>> Start Provided material
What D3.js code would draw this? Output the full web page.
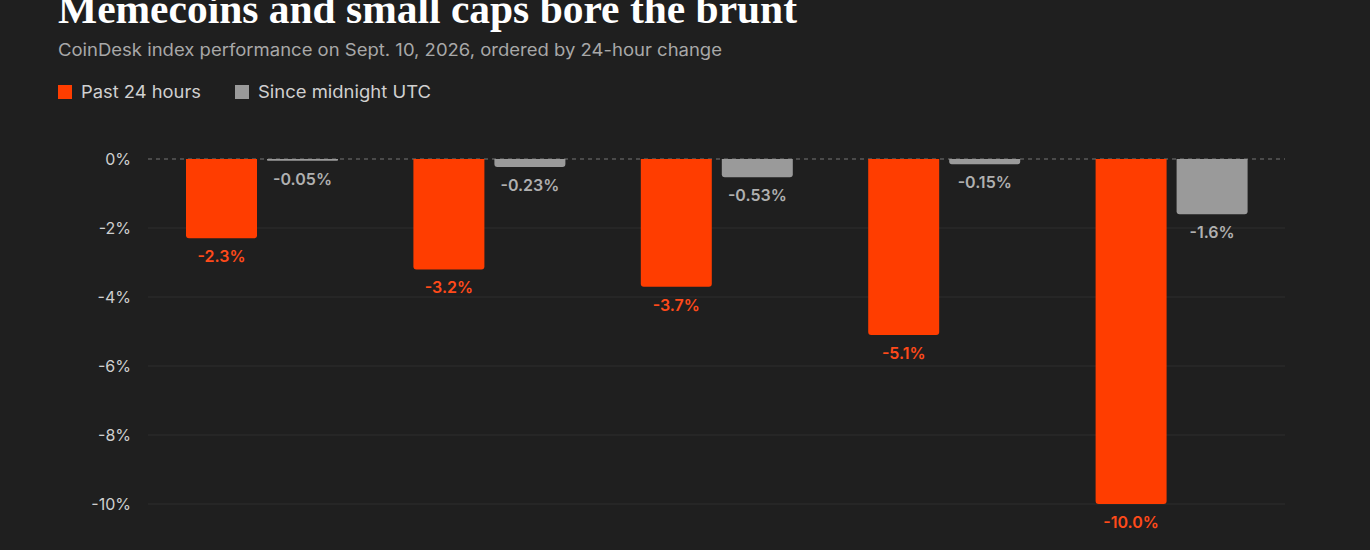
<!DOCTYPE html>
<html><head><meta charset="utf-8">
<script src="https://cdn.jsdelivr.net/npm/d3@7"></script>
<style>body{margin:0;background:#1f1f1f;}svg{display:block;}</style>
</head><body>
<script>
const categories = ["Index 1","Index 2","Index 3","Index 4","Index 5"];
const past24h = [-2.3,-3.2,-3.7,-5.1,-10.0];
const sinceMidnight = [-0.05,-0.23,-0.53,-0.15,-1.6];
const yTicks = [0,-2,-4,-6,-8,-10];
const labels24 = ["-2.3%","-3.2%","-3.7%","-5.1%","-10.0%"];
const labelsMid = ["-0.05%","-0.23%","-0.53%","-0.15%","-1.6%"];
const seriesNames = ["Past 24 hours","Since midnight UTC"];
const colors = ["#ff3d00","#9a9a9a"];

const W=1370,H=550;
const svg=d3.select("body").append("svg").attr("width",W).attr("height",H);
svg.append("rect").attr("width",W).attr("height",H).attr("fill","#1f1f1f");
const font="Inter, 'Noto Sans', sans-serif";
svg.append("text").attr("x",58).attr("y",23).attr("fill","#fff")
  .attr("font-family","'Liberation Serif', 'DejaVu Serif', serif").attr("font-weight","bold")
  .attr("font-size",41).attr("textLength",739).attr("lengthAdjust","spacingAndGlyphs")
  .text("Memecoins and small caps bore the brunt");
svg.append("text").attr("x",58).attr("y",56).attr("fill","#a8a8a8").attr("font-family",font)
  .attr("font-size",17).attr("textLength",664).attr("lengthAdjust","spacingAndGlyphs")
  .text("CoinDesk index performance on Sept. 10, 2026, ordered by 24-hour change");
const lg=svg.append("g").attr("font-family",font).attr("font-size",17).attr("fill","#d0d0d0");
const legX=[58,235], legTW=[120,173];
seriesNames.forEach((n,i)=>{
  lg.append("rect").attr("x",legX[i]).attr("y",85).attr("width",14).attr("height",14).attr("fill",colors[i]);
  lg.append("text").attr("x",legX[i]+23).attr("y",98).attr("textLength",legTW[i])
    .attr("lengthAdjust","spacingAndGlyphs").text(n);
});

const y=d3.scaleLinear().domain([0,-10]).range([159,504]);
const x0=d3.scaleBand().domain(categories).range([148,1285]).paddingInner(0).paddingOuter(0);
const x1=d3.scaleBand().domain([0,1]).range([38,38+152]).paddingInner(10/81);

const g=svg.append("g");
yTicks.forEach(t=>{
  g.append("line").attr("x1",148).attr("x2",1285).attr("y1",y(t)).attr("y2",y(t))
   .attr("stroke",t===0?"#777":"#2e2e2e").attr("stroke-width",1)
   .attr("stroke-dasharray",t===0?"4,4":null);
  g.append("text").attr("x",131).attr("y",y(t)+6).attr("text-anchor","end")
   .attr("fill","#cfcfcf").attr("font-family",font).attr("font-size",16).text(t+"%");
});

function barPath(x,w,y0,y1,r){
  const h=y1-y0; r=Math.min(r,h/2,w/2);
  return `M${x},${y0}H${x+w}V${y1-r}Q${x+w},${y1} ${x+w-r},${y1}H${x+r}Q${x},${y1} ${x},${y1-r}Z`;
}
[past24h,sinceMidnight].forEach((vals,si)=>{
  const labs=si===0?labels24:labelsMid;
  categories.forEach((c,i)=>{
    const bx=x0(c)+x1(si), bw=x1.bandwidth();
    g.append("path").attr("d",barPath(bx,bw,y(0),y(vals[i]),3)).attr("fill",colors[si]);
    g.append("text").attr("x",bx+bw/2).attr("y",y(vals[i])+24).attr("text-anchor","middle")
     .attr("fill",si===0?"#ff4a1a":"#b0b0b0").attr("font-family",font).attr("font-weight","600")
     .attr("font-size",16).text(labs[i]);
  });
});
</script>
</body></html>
>> End Provided material
■ **What is being asked**
Please set down each line of the data above exactly as written, without the pictures.

■ **Answer to the exercise**
What D3.js code would draw this? Output the full web page.
<!DOCTYPE html>
<html><head><meta charset="utf-8">
<script src="https://cdn.jsdelivr.net/npm/d3@7"></script>
<style>body{margin:0;background:#1f1f1f;}svg{display:block;}</style>
</head><body>
<script>
const categories = ["Index 1","Index 2","Index 3","Index 4","Index 5"];
const past24h = [-2.3,-3.2,-3.7,-5.1,-10.0];
const sinceMidnight = [-0.05,-0.23,-0.53,-0.15,-1.6];
const yTicks = [0,-2,-4,-6,-8,-10];
const labels24 = ["-2.3%","-3.2%","-3.7%","-5.1%","-10.0%"];
const labelsMid = ["-0.05%","-0.23%","-0.53%","-0.15%","-1.6%"];
const seriesNames = ["Past 24 hours","Since midnight UTC"];
const colors = ["#ff3d00","#9a9a9a"];

const W=1370,H=550;
const svg=d3.select("body").append("svg").attr("width",W).attr("height",H);
svg.append("rect").attr("width",W).attr("height",H).attr("fill","#1f1f1f");
const font="Inter, 'Noto Sans', sans-serif";
svg.append("text").attr("x",58).attr("y",23).attr("fill","#fff")
  .attr("font-family","'Liberation Serif', 'DejaVu Serif', serif").attr("font-weight","bold")
  .attr("font-size",41).attr("textLength",739).attr("lengthAdjust","spacingAndGlyphs")
  .text("Memecoins and small caps bore the brunt");
svg.append("text").attr("x",58).attr("y",56).attr("fill","#a8a8a8").attr("font-family",font)
  .attr("font-size",17).attr("textLength",664).attr("lengthAdjust","spacingAndGlyphs")
  .text("CoinDesk index performance on Sept. 10, 2026, ordered by 24-hour change");
const lg=svg.append("g").attr("font-family",font).attr("font-size",17).attr("fill","#d0d0d0");
const legX=[58,235], legTW=[120,173];
seriesNames.forEach((n,i)=>{
  lg.append("rect").attr("x",legX[i]).attr("y",85).attr("width",14).attr("height",14).attr("fill",colors[i]);
  lg.append("text").attr("x",legX[i]+23).attr("y",98).attr("textLength",legTW[i])
    .attr("lengthAdjust","spacingAndGlyphs").text(n);
});

const y=d3.scaleLinear().domain([0,-10]).range([159,504]);
const x0=d3.scaleBand().domain(categories).range([148,1285]).paddingInner(0).paddingOuter(0);
const x1=d3.scaleBand().domain([0,1]).range([38,38+152]).paddingInner(10/81);

const g=svg.append("g");
yTicks.forEach(t=>{
  g.append("line").attr("x1",148).attr("x2",1285).attr("y1",y(t)).attr("y2",y(t))
   .attr("stroke",t===0?"#777":"#2e2e2e").attr("stroke-width",1)
   .attr("stroke-dasharray",t===0?"4,4":null);
  g.append("text").attr("x",131).attr("y",y(t)+6).attr("text-anchor","end")
   .attr("fill","#cfcfcf").attr("font-family",font).attr("font-size",16).text(t+"%");
});

function barPath(x,w,y0,y1,r){
  const h=y1-y0; r=Math.min(r,h/2,w/2);
  return `M${x},${y0}H${x+w}V${y1-r}Q${x+w},${y1} ${x+w-r},${y1}H${x+r}Q${x},${y1} ${x},${y1-r}Z`;
}
[past24h,sinceMidnight].forEach((vals,si)=>{
  const labs=si===0?labels24:labelsMid;
  categories.forEach((c,i)=>{
    const bx=x0(c)+x1(si), bw=x1.bandwidth();
    g.append("path").attr("d",barPath(bx,bw,y(0),y(vals[i]),3)).attr("fill",colors[si]);
    g.append("text").attr("x",bx+bw/2).attr("y",y(vals[i])+24).attr("text-anchor","middle")
     .attr("fill",si===0?"#ff4a1a":"#b0b0b0").attr("font-family",font).attr("font-weight","600")
     .attr("font-size",16).text(labs[i]);
  });
});
</script>
</body></html>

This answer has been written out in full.